Requirement:
Your task is to output the data exactly as it stands.

[Start of Data section]

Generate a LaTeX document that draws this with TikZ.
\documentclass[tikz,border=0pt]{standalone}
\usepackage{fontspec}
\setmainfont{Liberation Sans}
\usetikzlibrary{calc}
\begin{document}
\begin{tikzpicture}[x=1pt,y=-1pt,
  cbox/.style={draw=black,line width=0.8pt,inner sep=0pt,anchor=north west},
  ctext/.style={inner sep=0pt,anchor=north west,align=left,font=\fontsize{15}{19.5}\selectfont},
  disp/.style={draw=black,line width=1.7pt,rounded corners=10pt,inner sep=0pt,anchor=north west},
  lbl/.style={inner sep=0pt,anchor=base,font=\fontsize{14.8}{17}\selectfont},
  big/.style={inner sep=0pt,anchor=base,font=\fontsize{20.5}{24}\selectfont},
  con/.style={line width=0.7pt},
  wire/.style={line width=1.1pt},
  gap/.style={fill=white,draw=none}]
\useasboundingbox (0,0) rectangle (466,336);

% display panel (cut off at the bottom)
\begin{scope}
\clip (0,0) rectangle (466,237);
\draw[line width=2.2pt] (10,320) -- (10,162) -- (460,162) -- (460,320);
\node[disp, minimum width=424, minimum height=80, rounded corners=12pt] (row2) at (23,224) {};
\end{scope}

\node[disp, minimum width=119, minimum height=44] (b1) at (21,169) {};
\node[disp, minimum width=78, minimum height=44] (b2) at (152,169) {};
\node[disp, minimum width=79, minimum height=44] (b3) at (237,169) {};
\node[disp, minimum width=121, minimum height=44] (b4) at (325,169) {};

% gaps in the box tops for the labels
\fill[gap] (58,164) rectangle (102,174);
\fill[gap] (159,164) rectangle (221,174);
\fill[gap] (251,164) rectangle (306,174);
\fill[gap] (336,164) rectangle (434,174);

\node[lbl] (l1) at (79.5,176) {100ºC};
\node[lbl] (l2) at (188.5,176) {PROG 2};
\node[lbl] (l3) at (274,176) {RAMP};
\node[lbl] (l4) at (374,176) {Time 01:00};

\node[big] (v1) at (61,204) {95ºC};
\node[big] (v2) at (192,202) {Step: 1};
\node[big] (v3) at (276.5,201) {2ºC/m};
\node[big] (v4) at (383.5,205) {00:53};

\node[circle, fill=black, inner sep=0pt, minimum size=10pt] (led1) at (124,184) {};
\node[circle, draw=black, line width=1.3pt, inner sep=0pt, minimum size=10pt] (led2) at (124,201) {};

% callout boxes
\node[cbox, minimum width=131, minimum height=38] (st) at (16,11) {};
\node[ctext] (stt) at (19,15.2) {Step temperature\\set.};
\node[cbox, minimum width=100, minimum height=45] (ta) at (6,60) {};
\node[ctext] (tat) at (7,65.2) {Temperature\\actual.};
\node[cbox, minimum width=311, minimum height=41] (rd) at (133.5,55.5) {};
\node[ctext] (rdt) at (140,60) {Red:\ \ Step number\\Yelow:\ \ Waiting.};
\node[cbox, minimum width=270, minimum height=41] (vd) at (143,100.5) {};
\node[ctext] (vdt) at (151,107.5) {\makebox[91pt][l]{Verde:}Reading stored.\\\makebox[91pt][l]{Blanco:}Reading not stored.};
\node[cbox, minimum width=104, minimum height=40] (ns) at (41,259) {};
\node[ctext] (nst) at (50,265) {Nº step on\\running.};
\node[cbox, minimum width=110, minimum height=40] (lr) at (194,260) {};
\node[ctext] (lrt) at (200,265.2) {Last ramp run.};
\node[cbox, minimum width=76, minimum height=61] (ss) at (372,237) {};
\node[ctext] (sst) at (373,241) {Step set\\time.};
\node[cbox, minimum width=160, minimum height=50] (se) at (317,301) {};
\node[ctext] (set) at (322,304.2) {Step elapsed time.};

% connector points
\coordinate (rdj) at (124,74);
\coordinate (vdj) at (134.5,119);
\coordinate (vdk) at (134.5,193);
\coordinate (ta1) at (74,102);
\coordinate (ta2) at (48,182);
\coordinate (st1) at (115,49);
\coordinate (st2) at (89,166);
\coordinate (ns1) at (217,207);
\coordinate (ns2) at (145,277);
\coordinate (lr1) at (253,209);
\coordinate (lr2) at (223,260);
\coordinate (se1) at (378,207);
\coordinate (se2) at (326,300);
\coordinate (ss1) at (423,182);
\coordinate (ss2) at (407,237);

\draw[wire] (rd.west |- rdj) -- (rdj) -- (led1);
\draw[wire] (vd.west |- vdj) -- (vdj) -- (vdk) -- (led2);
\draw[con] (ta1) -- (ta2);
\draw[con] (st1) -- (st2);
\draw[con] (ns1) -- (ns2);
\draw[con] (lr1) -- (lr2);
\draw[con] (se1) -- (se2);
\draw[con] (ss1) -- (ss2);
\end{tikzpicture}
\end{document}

[End of Data section]

Exercise response:
Generate a LaTeX document that draws this with TikZ.
\documentclass[tikz,border=0pt]{standalone}
\usepackage{fontspec}
\setmainfont{Liberation Sans}
\usetikzlibrary{calc}
\begin{document}
\begin{tikzpicture}[x=1pt,y=-1pt,
  cbox/.style={draw=black,line width=0.8pt,inner sep=0pt,anchor=north west},
  ctext/.style={inner sep=0pt,anchor=north west,align=left,font=\fontsize{15}{19.5}\selectfont},
  disp/.style={draw=black,line width=1.7pt,rounded corners=10pt,inner sep=0pt,anchor=north west},
  lbl/.style={inner sep=0pt,anchor=base,font=\fontsize{14.8}{17}\selectfont},
  big/.style={inner sep=0pt,anchor=base,font=\fontsize{20.5}{24}\selectfont},
  con/.style={line width=0.7pt},
  wire/.style={line width=1.1pt},
  gap/.style={fill=white,draw=none}]
\useasboundingbox (0,0) rectangle (466,336);

% display panel (cut off at the bottom)
\begin{scope}
\clip (0,0) rectangle (466,237);
\draw[line width=2.2pt] (10,320) -- (10,162) -- (460,162) -- (460,320);
\node[disp, minimum width=424, minimum height=80, rounded corners=12pt] (row2) at (23,224) {};
\end{scope}

\node[disp, minimum width=119, minimum height=44] (b1) at (21,169) {};
\node[disp, minimum width=78, minimum height=44] (b2) at (152,169) {};
\node[disp, minimum width=79, minimum height=44] (b3) at (237,169) {};
\node[disp, minimum width=121, minimum height=44] (b4) at (325,169) {};

% gaps in the box tops for the labels
\fill[gap] (58,164) rectangle (102,174);
\fill[gap] (159,164) rectangle (221,174);
\fill[gap] (251,164) rectangle (306,174);
\fill[gap] (336,164) rectangle (434,174);

\node[lbl] (l1) at (79.5,176) {100ºC};
\node[lbl] (l2) at (188.5,176) {PROG 2};
\node[lbl] (l3) at (274,176) {RAMP};
\node[lbl] (l4) at (374,176) {Time 01:00};

\node[big] (v1) at (61,204) {95ºC};
\node[big] (v2) at (192,202) {Step: 1};
\node[big] (v3) at (276.5,201) {2ºC/m};
\node[big] (v4) at (383.5,205) {00:53};

\node[circle, fill=black, inner sep=0pt, minimum size=10pt] (led1) at (124,184) {};
\node[circle, draw=black, line width=1.3pt, inner sep=0pt, minimum size=10pt] (led2) at (124,201) {};

% callout boxes
\node[cbox, minimum width=131, minimum height=38] (st) at (16,11) {};
\node[ctext] (stt) at (19,15.2) {Step temperature\\set.};
\node[cbox, minimum width=100, minimum height=45] (ta) at (6,60) {};
\node[ctext] (tat) at (7,65.2) {Temperature\\actual.};
\node[cbox, minimum width=311, minimum height=41] (rd) at (133.5,55.5) {};
\node[ctext] (rdt) at (140,60) {Red:\ \ Step number\\Yelow:\ \ Waiting.};
\node[cbox, minimum width=270, minimum height=41] (vd) at (143,100.5) {};
\node[ctext] (vdt) at (151,107.5) {\makebox[91pt][l]{Verde:}Reading stored.\\\makebox[91pt][l]{Blanco:}Reading not stored.};
\node[cbox, minimum width=104, minimum height=40] (ns) at (41,259) {};
\node[ctext] (nst) at (50,265) {Nº step on\\running.};
\node[cbox, minimum width=110, minimum height=40] (lr) at (194,260) {};
\node[ctext] (lrt) at (200,265.2) {Last ramp run.};
\node[cbox, minimum width=76, minimum height=61] (ss) at (372,237) {};
\node[ctext] (sst) at (373,241) {Step set\\time.};
\node[cbox, minimum width=160, minimum height=50] (se) at (317,301) {};
\node[ctext] (set) at (322,304.2) {Step elapsed time.};

% connector points
\coordinate (rdj) at (124,74);
\coordinate (vdj) at (134.5,119);
\coordinate (vdk) at (134.5,193);
\coordinate (ta1) at (74,102);
\coordinate (ta2) at (48,182);
\coordinate (st1) at (115,49);
\coordinate (st2) at (89,166);
\coordinate (ns1) at (217,207);
\coordinate (ns2) at (145,277);
\coordinate (lr1) at (253,209);
\coordinate (lr2) at (223,260);
\coordinate (se1) at (378,207);
\coordinate (se2) at (326,300);
\coordinate (ss1) at (423,182);
\coordinate (ss2) at (407,237);

\draw[wire] (rd.west |- rdj) -- (rdj) -- (led1);
\draw[wire] (vd.west |- vdj) -- (vdj) -- (vdk) -- (led2);
\draw[con] (ta1) -- (ta2);
\draw[con] (st1) -- (st2);
\draw[con] (ns1) -- (ns2);
\draw[con] (lr1) -- (lr2);
\draw[con] (se1) -- (se2);
\draw[con] (ss1) -- (ss2);
\end{tikzpicture}
\end{document}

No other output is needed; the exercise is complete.